» **SET EXERCISE**:
Return the lines below exactly, from the first line to the line that contains "const tMax = 673;". Leave out pictures.

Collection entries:
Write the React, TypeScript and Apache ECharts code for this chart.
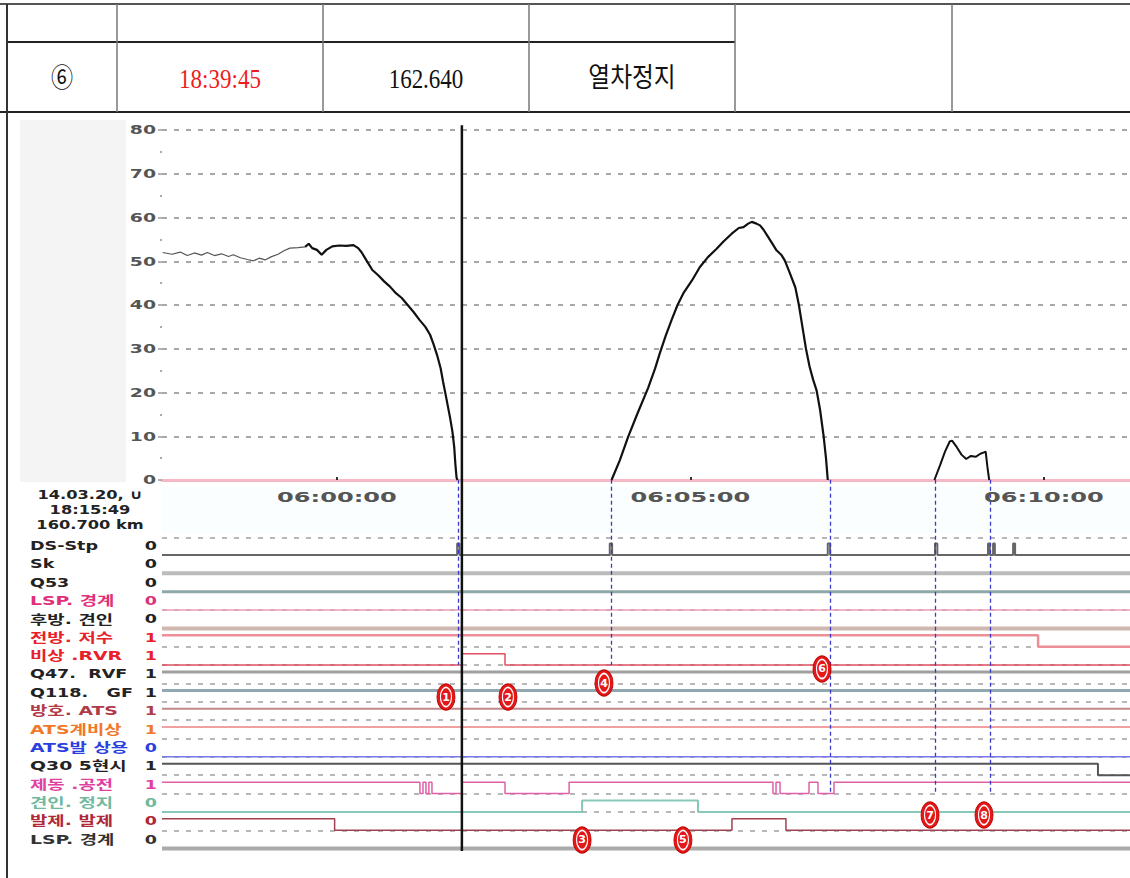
import React, { useEffect, useRef } from "react";
import * as echarts from "echarts";

// ---------- data ----------
const headerCells = ["⑥", "18:39:45", "162.640", "열차정지"];
const recordInfo = ["14.03.20, ∪", "18:15:49", "160.700 km"];

const speedTicks = [0, 10, 20, 30, 40, 50, 60, 70, 80];
const timeTickValues = [0, 300, 600]; // seconds after 06:00:00
const timeTickLabels = ["06:00:00", "06:05:00", "06:10:00"];
const tMin = -148.5;
const tMax = 673;

// speed (km/h) vs time (s after 06:00:00)
const speedCoast: [number, number][] = [
  [-148, 52], [-140, 51.6], [-133, 52.1], [-127, 51.3], [-121, 51.9], [-115, 51.4],
  [-110, 52], [-104, 51.3], [-98, 51.7], [-92, 51.1], [-88, 51.5], [-82, 50.8],
  [-76, 50.4], [-71, 50.1], [-66, 50.7], [-61, 50.3], [-56, 51], [-50, 51.6],
  [-45, 52.4], [-40, 53], [-33, 53.1], [-27, 53.3],
];
const speedBrake: [number, number][] = [
  [-27, 53.3], [-24, 54], [-21, 53], [-17, 52.6], [-13, 51.5], [-9, 52.6], [-4, 53.4],
  [2, 53.6], [8, 53.5], [14, 53.7], [18, 53], [21, 52], [25, 50.2], [30, 48], [35, 46.8],
  [40, 45.4], [45, 44.2], [50, 42.7], [55, 41.6], [60, 40], [65, 38.4], [70, 36.6],
  [75, 35], [79, 33.2], [82, 31], [85, 28.5], [88, 25.5], [90, 22.5], [92, 19.8],
  [94, 17], [96, 14.2], [98, 11], [99.5, 7.5], [100.5, 3.5], [101.5, 0.5], [102.3, 0],
];
const speedRun2: [number, number][] = [
  [233, 0], [240, 4.5], [247, 9.8], [255, 15.2], [264, 21], [270, 25.5], [274, 29],
  [279, 33], [284, 36.6], [289, 40], [294, 42.7], [301, 45.5], [308, 48.7], [315, 51],
  [322, 52.8], [328, 54.5], [335, 56.3], [341, 57.6], [345, 57.8], [349, 58.6], [352, 59],
  [356, 58.6], [359, 58.2], [362, 57.2], [366, 55.5], [370, 53.8], [373, 52.5], [377, 51.5],
  [380, 50.2], [384, 47.5], [389, 44], [392, 40], [395, 35], [398, 30], [401, 26],
  [404, 23], [407, 20.5], [410, 16], [413, 10], [415, 5], [416.5, 0],
];
const speedRun3: [number, number][] = [
  [507, 0], [512, 3.5], [516, 6.5], [520, 8.8], [522, 9], [526, 7.5], [530, 5.8],
  [534, 4.8], [538, 5.5], [542, 5.3], [546, 6], [549, 6.3], [550.5, 6.5], [552, 3], [553.5, 0],
];

// digital signals
const signalNames = [
  "DS-Stp", "Sk", "Q53", "LSP. 경계", "후방. 견인", "전방. 저수", "비상 .RVR", "Q47.  RVF",
  "Q118.   GF", "방호. ATS", "ATS계비상", "ATS발 상용", "Q30 5현시", "제동 .공전", "견인. 정지",
  "발제. 발제", "LSP. 경계",
];
const signalValues = ["0", "0", "0", "0", "0", "1", "1", "1", "1", "1", "1", "0", "1", "1", "0", "0", "0"];
// change points [time, state]
const signalChanges: [number, number][][] = [
  [[tMin, 0], [102, 1], [104, 0], [231.5, 1], [233.5, 0], [416.5, 1], [418.5, 0], [507.5, 1], [509.5, 0],
   [552.5, 1], [554, 0], [556.8, 1], [558.3, 0], [573.8, 1], [575.5, 0]],
  [[tMin, 0]],
  [[tMin, 0]],
  [[tMin, 0]],
  [[tMin, 0]],
  [[tMin, 1], [595, 0]],
  [[tMin, 0], [106, 1], [142.6, 0]],
  [[tMin, 1]],
  [[tMin, 1]],
  [[tMin, 1]],
  [[tMin, 1]],
  [[tMin, 0]],
  [[tMin, 1], [645.8, 0]],
  [[tMin, 1], [70.4, 0], [73, 1], [75.5, 0], [78, 1], [80.6, 0], [106, 1], [142.6, 0], [197, 1],
   [370, 0], [372.6, 1], [376, 0], [400.6, 1], [408.2, 0], [421.8, 1]],
  [[tMin, 0], [208, 1], [306.4, 0]],
  [[tMin, 1], [-2, 0], [335.2, 1], [381, 0]],
  [[tMin, 0]],
];

const cursorTime = 106;
const eventTimes = [102.7, 232.5, 419, 507.5, 554];
const eventEndRows = [6, 6, 13, 13, 13];
const markerLabels = ["1", "2", "3", "4", "5", "6", "7", "8"];
const markerTimes = [92.5, 145.1, 208, 226.6, 293.6, 411.6, 503.3, 549.1];
const markerRows = [7.74, 7.74, 15.53, 6.98, 15.53, 6.21, 14.17, 14.17];

// ---------- styles ----------
const FONT = '"DejaVu Sans", "Noto Sans CJK KR", sans-serif';
const SERIF = '"Liberation Serif", "Noto Sans CJK KR", serif';
const labelColors = [
  "#222", "#222", "#222", "#e0307a", "#222", "#e8202a", "#e8202a", "#222", "#222", "#b03a48",
  "#f07828", "#2a40e0", "#222", "#e040a0", "#70b8a0", "#b02838", "#333",
];
const lineColors = [
  "#666", "#bbbbbb", "#8fa8a8", "#e8a0b8", "#d0b8b0", "#ee8e98", "#e05060", "#a0a0a0",
  "#90a8b0", "#c08888", "#f0a0a0", "#7878e8", "#555", "#e060a8", "#88c8b8", "#a04050", "#aaaaaa",
];
const lineWidths = [2, 4, 3, 1.5, 4, 2.5, 1.5, 3, 3, 2, 2, 1.5, 2, 1.5, 2, 1.5, 4];
const HIGH_OFFSET = -0.62;
const SIG_MIN = -4.1;
const SIG_MAX = 17;

function buildOption(): any {
  const series: any[] = [];
  const line = (data: any, color: string, width: number, extra: any = {}) => ({
    type: "line",
    data,
    symbol: "none",
    lineStyle: { color, width },
    silent: true,
    ...extra,
  });

  series.push(line(speedCoast, "#555", 1.2, { xAxisIndex: 0, yAxisIndex: 0 }));
  series.push(line(speedBrake, "#111", 2.2, { xAxisIndex: 0, yAxisIndex: 0 }));
  series.push(line(speedRun2, "#111", 2.2, { xAxisIndex: 0, yAxisIndex: 0 }));
  series.push(line(speedRun3, "#111", 2, { xAxisIndex: 0, yAxisIndex: 0 }));
  series.push(
    line([[cursorTime, 81.1], [cursorTime, 0]], "#111", 2.5, { xAxisIndex: 0, yAxisIndex: 0, clip: false, z: 5 })
  );

  // reference dashed lines in signal panel
  const refRows = [-0.93, ...signalNames.map((_, i) => i)];
  series.push({
    type: "lines",
    coordinateSystem: "cartesian2d",
    xAxisIndex: 1,
    yAxisIndex: 1,
    silent: true,
    z: 1,
    lineStyle: { color: "#a0a0a0", width: 1.6, type: [5, 7], opacity: 1 },
    data: refRows.map((r) => ({ coords: [[tMin, r], [tMax, r]] })),
  });

  signalChanges.forEach((changes, i) => {
    const pts = changes.map(([t, s]) => [t, i + (s ? HIGH_OFFSET : 0)]);
    pts.push([tMax, pts[pts.length - 1][1]]);
    series.push(
      line(pts, lineColors[i], lineWidths[i], { xAxisIndex: 1, yAxisIndex: 1, step: "end", z: 2 })
    );
  });

  series.push({
    type: "lines",
    coordinateSystem: "cartesian2d",
    xAxisIndex: 1,
    yAxisIndex: 1,
    silent: true,
    z: 4,
    lineStyle: { color: "#3a3ac8", width: 1.3, type: [4, 3], opacity: 1 },
    data: eventTimes.map((t, i) => ({ coords: [[t, SIG_MIN], [t, eventEndRows[i]]] })),
  });

  series.push(
    line([[cursorTime, SIG_MIN], [cursorTime, 16.13]], "#111", 2.5, { xAxisIndex: 1, yAxisIndex: 1, z: 5 })
  );

  const markerData = markerTimes.map((t, i) => [t, markerRows[i]]);
  series.push({
    type: "scatter",
    xAxisIndex: 1,
    yAxisIndex: 1,
    silent: true,
    z: 10,
    symbol: "circle",
    symbolSize: [18, 26],
    itemStyle: { color: "#e41818", borderColor: "#c00000", borderWidth: 1, opacity: 1 },
    data: markerData,
  });
  series.push({
    type: "scatter",
    xAxisIndex: 1,
    yAxisIndex: 1,
    silent: true,
    z: 11,
    symbol: "circle",
    symbolSize: [11, 19],
    itemStyle: { color: "#e41818", borderColor: "#ffffff", borderWidth: 1.4, opacity: 1 },
    label: {
      show: true,
      position: "inside",
      formatter: (p: any) => markerLabels[p.dataIndex],
      color: "#ffffff",
      fontWeight: "bold",
      fontSize: 11,
      fontFamily: FONT,
    },
    data: markerData,
  });

  return {
    animation: false,
    backgroundColor: "#ffffff",
    grid: [
      { left: 162, width: 968, top: 130, height: 350, outerBoundsMode: "none", containLabel: false },
      { left: 162, width: 968, top: 555 + SIG_MIN * 18.35, height: (SIG_MAX - SIG_MIN) * 18.35, outerBoundsMode: "none", containLabel: false },
    ],
    xAxis: [
      {
        type: "value",
        gridIndex: 0,
        min: tMin,
        max: tMax,
        axisLine: { show: true, onZero: false, lineStyle: { color: "#f5b7c3", width: 3 } },
        axisTick: {
          show: true,
          customValues: timeTickValues,
          inside: true,
          length: 3,
          lineStyle: { color: "#333", width: 2 },
        },
        axisLabel: { show: false },
        splitLine: { show: false },
      },
      { type: "value", gridIndex: 1, min: tMin, max: tMax, show: false },
    ],
    yAxis: [
      {
        type: "value",
        gridIndex: 0,
        min: 0,
        max: 80,
        interval: 10,
        axisLine: { show: false, onZero: false },
        axisTick: { show: true, length: 4, lineStyle: { color: "#999", width: 1.5 } },
        minorTick: { show: true, splitNumber: 2, length: 2, lineStyle: { color: "#aaa", width: 2 } },
        axisLabel: { show: false },
        splitLine: { show: true, lineStyle: { color: "#a8a8a8", width: 1.8, type: [5, 7] } },
      },
      { type: "value", gridIndex: 1, min: SIG_MIN, max: SIG_MAX, inverse: true, show: false },
    ],
    series,
  };
}

function txt(text: string, x: number, y: number, opts: any = {}) {
  const align = opts.align || "left";
  return {
    type: "text",
    x,
    y,
    scaleX: opts.scaleX ?? 1,
    z: 100,
    silent: true,
    style: {
      text,
      fill: opts.fill || "#333",
      fontSize: opts.fontSize || 13,
      fontWeight: opts.fontWeight || "bold",
      fontFamily: opts.fontFamily || FONT,
      align,
      verticalAlign: "middle",
      textAlign: align,
      textVerticalAlign: "middle",
    },
  };
}

function hline(x1: number, y1: number, x2: number, y2: number, stroke: string, lineWidth: number) {
  return { type: "line", silent: true, z: 50, shape: { x1, y1, x2, y2 }, style: { stroke, lineWidth } };
}

function buildGraphic(chart: any): any[] {
  const px = (t: number) => chart.convertToPixel({ xAxisIndex: 0 }, t);
  const pyS = (v: number) => chart.convertToPixel({ yAxisIndex: 0 }, v);
  const pyR = (r: number) => chart.convertToPixel({ yAxisIndex: 1 }, r);
  const els: any[] = [];

  // backgrounds
  els.push({ type: "rect", silent: true, z: -5, shape: { x: 20, y: 120, width: 106, height: 362 }, style: { fill: "#f4f4f4" } });
  els.push({ type: "rect", silent: true, z: -5, shape: { x: 162, y: 486, width: 968, height: 48 }, style: { fill: "#fafefe" } });

  // table
  const colX = [7, 117, 323, 529, 735, 952];
  els.push(hline(0, 4, 1130, 4, "#555", 2));
  els.push(hline(7, 42, 735, 42, "#222", 2));
  els.push(hline(0, 112, 1130, 112, "#222", 2));
  els.push(hline(7, 4, 7, 878, "#333", 2));
  colX.slice(1).forEach((x) => els.push(hline(x, 4, x, 112, "#777", 1.5)));
  const cellCenters = [62, 220, 426, 632];
  headerCells.forEach((t, i) => {
    els.push({
      ...txt(t, cellCenters[i], 78, {
        align: "center",
        fontSize: i === 0 ? 24 : 25,
        fontWeight: "normal",
        fontFamily: SERIF,
        fill: i === 1 ? "#ee1c1c" : "#111",
      }),
      scaleX: i === 3 ? 0.95 : 0.92,
      scaleY: 1.1,
    });
  });

  // speed axis labels
  speedTicks.forEach((v) => {
    els.push(txt(String(v), 156, pyS(v), { align: "right", scaleX: 1.45, fill: "#555" }));
  });
  // time labels
  timeTickValues.forEach((t, i) => {
    els.push(txt(timeTickLabels[i], px(t), 497, { align: "center", scaleX: 1.72, fontSize: 14, fill: "#555" }));
  });
  // record info
  const infoY = [494, 509, 524];
  recordInfo.forEach((s, i) => {
    els.push(txt(s, 90, infoY[i], { align: "center", scaleX: 1.25, fill: "#222", fontSize: 13 }));
  });
  // signal labels
  signalNames.forEach((name, i) => {
    const y = pyR(i - 0.5);
    const hasHangul = /[\uac00-\ud7a3]/.test(name);
    els.push(txt(name, 30, y, { scaleX: hasHangul ? 1.45 : 1.35, fill: labelColors[i], fontSize: 13 }));
    els.push(txt(signalValues[i], 157, y, { align: "right", scaleX: 1.35, fill: labelColors[i], fontSize: 13 }));
  });
  return els;
}

export default function App() {
  const ref = useRef<HTMLDivElement>(null);
  useEffect(() => {
    if (!ref.current) return;
    const chart = echarts.init(ref.current, null, { renderer: "svg" });
    chart.setOption(buildOption());
    chart.setOption({ graphic: buildGraphic(chart) });
    return () => chart.dispose();
  }, []);
  return (
    <div
      ref={ref}
      style={{ position: "absolute", left: 0, top: 0, width: 1130, height: 878, background: "#fff" }}
    />
  );
}
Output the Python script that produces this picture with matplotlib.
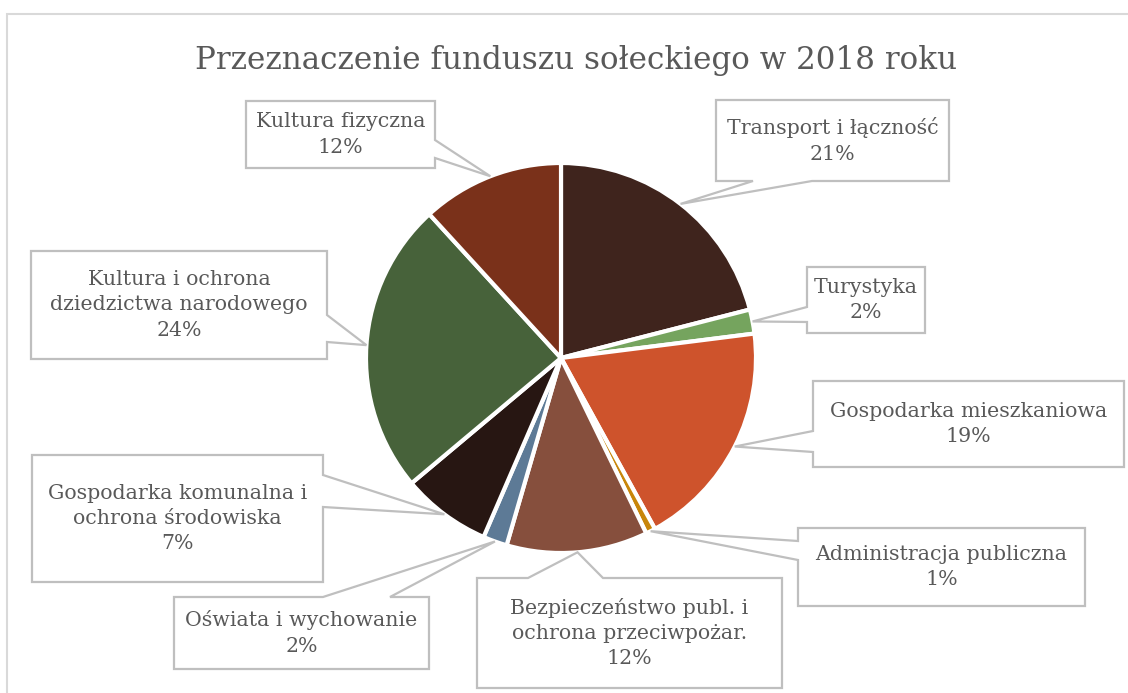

» **SOLUTION**:
Write the React, TypeScript and Apache ECharts code for this chart.
import React, { useEffect, useRef } from "react";
import * as echarts from "echarts";

// ---------- data ----------
const headerCells = ["⑥", "18:39:45", "162.640", "열차정지"];
const recordInfo = ["14.03.20, ∪", "18:15:49", "160.700 km"];

const speedTicks = [0, 10, 20, 30, 40, 50, 60, 70, 80];
const timeTickValues = [0, 300, 600]; // seconds after 06:00:00
const timeTickLabels = ["06:00:00", "06:05:00", "06:10:00"];
const tMin = -148.5;
const tMax = 673;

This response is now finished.